The study is unique for its theoretical contribution to the level of complementarity and substitution among corporate governance mechanisms and for its managerial implications, as it informs policy makers about the impacts of certain regulatory changes.
“When it comes to governance, there is a lot of talk about increasing regulation, and what this article demonstrates is that in certain contexts, an excessive level of regulation could be detrimental to market development,” explains Professor Schiehll.
About Eduardo Schiehll
Eduardo Schiehll is a Professor in the Department of Accounting Studies at HEC Montréal. He holds a Ph.D. in business administration, with a specialization in management accounting. Prior to joining the faculty at HEC Montréal, he accumulated over 10 years of teaching experience in addition to having worked as an auditor and consultant at PricewaterhouseCoopers in Brazil.

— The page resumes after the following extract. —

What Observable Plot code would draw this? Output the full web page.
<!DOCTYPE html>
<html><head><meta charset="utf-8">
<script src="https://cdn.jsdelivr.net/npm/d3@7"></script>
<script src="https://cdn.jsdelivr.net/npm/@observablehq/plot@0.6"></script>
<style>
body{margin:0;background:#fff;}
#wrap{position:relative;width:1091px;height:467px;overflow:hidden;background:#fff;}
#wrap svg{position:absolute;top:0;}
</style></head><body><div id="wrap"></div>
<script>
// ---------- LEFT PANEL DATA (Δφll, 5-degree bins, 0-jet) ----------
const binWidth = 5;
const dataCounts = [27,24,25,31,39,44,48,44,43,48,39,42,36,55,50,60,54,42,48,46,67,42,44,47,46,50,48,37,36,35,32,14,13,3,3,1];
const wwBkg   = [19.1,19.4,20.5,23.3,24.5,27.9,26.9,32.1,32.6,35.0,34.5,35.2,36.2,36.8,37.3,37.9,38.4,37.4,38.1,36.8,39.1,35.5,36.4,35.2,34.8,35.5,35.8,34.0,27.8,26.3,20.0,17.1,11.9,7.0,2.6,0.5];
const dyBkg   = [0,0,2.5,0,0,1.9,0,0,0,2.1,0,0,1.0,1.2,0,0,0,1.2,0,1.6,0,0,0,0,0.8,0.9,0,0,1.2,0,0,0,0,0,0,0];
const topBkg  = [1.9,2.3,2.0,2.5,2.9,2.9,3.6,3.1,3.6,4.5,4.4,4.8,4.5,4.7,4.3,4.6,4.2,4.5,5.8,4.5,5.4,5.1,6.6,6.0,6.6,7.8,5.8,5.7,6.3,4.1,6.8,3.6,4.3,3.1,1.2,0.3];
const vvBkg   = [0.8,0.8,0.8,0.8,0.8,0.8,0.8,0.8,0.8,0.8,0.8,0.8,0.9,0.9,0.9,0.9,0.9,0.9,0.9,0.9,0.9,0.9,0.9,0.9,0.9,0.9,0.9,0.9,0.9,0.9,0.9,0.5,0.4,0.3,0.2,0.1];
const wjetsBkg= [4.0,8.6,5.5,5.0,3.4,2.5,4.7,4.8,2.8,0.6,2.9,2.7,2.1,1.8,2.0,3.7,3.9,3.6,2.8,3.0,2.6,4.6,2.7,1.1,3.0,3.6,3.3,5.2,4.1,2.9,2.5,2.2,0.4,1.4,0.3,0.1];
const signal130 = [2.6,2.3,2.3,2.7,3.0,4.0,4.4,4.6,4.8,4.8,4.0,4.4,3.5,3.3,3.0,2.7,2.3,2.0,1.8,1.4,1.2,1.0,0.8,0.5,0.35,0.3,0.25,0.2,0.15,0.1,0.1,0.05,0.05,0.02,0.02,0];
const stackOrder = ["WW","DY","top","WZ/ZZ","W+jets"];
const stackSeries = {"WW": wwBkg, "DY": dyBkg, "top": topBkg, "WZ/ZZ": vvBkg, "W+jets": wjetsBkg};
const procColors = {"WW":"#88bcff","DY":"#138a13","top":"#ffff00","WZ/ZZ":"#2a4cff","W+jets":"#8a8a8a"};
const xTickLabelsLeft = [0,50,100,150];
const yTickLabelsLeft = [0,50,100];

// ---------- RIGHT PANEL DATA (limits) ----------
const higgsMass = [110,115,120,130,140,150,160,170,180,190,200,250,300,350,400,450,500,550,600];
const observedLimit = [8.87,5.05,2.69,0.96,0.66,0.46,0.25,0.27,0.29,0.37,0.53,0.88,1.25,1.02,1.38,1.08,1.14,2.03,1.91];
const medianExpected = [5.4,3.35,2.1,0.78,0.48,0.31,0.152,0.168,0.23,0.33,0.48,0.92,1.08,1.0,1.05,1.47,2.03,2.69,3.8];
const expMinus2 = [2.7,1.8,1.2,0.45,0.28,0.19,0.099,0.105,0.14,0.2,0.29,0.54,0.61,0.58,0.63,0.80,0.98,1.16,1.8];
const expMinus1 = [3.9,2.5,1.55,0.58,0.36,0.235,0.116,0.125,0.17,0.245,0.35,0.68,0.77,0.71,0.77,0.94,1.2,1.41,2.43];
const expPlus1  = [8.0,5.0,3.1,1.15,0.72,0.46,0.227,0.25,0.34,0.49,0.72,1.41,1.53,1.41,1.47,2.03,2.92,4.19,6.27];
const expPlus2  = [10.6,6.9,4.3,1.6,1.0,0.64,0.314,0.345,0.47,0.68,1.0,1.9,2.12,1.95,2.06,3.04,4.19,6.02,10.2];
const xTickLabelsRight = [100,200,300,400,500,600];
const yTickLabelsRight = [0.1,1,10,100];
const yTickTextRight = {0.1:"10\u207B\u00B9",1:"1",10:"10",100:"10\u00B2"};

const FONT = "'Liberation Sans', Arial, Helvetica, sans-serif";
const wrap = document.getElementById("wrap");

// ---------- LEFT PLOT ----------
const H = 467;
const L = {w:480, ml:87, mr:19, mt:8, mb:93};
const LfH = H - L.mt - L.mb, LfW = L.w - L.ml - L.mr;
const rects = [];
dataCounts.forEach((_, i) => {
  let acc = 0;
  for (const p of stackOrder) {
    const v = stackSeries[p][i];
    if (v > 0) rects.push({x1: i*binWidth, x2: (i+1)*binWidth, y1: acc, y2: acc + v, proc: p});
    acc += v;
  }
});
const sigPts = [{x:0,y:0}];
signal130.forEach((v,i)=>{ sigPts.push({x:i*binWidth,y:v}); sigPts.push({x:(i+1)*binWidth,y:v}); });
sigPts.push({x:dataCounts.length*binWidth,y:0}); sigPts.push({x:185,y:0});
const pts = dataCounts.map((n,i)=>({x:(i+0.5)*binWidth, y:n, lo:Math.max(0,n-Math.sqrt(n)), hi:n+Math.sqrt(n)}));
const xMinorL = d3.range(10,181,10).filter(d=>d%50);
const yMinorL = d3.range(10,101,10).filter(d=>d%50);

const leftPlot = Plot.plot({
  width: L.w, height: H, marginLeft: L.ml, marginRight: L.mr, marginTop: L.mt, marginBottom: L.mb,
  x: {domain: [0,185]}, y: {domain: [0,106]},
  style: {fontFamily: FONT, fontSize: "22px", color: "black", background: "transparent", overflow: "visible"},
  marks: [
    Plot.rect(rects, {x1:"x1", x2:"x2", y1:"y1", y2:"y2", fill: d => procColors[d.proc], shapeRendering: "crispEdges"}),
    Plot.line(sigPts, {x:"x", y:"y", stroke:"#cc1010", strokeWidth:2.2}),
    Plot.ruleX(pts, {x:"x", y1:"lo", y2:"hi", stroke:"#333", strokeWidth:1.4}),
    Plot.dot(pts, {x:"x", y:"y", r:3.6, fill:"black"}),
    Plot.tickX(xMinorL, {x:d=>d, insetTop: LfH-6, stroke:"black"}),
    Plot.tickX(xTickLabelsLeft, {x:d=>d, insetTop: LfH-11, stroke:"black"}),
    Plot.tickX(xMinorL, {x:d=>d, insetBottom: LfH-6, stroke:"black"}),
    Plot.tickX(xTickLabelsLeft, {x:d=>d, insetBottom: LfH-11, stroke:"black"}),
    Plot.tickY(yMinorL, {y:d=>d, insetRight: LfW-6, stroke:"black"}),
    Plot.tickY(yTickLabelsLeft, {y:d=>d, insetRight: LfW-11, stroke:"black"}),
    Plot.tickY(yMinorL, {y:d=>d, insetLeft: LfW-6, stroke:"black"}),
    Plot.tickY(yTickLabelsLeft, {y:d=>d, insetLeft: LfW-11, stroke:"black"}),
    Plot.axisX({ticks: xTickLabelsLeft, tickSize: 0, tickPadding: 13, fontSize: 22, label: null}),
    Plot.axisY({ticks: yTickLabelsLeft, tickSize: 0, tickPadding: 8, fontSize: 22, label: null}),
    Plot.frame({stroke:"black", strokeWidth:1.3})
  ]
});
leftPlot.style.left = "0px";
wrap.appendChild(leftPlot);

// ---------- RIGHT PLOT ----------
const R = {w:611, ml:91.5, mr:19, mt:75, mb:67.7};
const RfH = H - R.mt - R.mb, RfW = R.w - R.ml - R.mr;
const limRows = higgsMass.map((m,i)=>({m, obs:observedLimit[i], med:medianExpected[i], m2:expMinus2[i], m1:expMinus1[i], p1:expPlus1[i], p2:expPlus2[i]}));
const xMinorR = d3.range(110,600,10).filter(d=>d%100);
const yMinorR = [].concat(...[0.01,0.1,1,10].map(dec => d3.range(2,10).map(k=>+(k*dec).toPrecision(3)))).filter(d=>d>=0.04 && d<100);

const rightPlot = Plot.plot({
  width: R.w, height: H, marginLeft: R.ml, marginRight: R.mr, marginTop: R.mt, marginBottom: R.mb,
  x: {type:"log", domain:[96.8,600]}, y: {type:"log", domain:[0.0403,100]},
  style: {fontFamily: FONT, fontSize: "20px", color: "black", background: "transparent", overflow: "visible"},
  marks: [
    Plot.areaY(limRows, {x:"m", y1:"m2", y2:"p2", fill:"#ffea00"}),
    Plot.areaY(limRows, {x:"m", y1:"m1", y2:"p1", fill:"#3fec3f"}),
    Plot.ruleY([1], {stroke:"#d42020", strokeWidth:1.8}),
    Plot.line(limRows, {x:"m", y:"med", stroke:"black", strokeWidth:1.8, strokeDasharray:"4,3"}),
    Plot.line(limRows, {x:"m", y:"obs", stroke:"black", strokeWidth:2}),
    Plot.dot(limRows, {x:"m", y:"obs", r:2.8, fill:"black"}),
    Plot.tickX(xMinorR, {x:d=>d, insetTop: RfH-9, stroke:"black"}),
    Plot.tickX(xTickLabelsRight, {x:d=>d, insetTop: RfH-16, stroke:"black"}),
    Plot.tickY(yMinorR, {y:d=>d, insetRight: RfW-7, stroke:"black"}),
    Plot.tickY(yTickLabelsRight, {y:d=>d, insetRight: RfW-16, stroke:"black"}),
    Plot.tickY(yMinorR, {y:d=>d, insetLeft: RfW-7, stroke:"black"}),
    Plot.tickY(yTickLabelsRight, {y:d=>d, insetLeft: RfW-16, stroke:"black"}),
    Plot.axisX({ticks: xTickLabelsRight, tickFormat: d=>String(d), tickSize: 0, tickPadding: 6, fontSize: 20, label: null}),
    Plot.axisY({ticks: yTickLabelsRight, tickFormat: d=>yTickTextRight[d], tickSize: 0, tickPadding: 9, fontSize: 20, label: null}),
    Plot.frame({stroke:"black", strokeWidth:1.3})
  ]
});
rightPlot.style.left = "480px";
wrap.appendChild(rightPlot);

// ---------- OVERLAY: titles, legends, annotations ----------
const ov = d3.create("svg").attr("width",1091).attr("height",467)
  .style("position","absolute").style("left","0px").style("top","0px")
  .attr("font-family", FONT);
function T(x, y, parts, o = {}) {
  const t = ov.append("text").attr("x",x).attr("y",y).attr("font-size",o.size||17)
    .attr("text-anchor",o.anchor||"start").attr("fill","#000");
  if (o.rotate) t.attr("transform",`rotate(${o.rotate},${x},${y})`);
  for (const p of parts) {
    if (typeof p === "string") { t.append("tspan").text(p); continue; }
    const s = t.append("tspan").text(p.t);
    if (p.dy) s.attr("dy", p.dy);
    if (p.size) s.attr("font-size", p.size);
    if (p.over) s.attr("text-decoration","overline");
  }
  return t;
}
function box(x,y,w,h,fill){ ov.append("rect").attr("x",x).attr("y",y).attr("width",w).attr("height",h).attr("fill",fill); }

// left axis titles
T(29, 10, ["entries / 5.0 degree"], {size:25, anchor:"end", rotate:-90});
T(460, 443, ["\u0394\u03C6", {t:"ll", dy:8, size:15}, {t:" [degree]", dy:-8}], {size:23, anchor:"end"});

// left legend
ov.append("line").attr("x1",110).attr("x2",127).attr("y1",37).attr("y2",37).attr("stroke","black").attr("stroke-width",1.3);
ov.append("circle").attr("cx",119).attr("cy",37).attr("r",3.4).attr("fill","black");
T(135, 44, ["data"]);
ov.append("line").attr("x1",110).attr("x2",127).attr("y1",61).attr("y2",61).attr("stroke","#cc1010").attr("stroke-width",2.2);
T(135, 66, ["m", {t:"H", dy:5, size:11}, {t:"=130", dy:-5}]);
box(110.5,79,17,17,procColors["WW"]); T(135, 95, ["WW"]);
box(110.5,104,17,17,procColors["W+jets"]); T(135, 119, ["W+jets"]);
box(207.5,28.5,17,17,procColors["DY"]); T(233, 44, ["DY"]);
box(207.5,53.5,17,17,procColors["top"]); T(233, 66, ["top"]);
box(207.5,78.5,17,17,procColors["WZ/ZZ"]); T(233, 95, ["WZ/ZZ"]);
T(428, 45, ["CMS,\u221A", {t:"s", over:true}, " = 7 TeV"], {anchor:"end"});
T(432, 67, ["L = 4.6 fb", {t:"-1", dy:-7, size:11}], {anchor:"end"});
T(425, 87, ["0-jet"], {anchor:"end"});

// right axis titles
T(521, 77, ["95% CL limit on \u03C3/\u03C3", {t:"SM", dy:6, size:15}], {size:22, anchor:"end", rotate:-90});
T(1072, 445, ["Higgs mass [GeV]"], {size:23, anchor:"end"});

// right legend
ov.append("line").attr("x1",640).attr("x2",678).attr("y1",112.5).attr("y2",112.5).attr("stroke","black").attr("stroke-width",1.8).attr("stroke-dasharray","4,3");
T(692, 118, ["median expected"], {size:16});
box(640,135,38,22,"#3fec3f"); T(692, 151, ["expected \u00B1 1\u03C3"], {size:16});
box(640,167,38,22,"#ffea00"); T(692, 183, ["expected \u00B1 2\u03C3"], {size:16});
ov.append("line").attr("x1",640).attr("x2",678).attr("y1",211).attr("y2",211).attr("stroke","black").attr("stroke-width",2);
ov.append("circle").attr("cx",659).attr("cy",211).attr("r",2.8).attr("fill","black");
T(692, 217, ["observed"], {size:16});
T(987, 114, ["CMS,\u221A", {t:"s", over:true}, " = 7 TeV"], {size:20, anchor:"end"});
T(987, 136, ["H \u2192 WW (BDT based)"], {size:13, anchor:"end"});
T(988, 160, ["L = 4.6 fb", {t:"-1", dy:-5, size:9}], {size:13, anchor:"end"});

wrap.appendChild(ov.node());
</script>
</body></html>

His research and teaching activities focus on corporate governance, designing management control systems, and performance management, topics on which he has published numerous scholarly articles.
To learn about the article
The authors delineate the multiple dimensions of the institutional capital domain through a fine-grained approach allowing them to capture the country-level property rights of capital suppliers (i.e. minority shareholders and creditors). They find evidence of the effects of time changes and within-country differences on legal protections for capital suppliers, which they label symmetric and asymmetric property rights. These differences explain cross-country variations in the financing behaviour of the firms.
The study’s results indicate that firms respond counter-intuitively to property rights strength: they rely more on internal funds for investment when shareholder and creditor protection are symmetrically strong, that is when capital supply is available and well protected. The paper also offers relevant insights for comparative institutional analysis, as it shows that the strength of property rights incites the firms to look for alternative sources of capital to reduce risk and/or external control.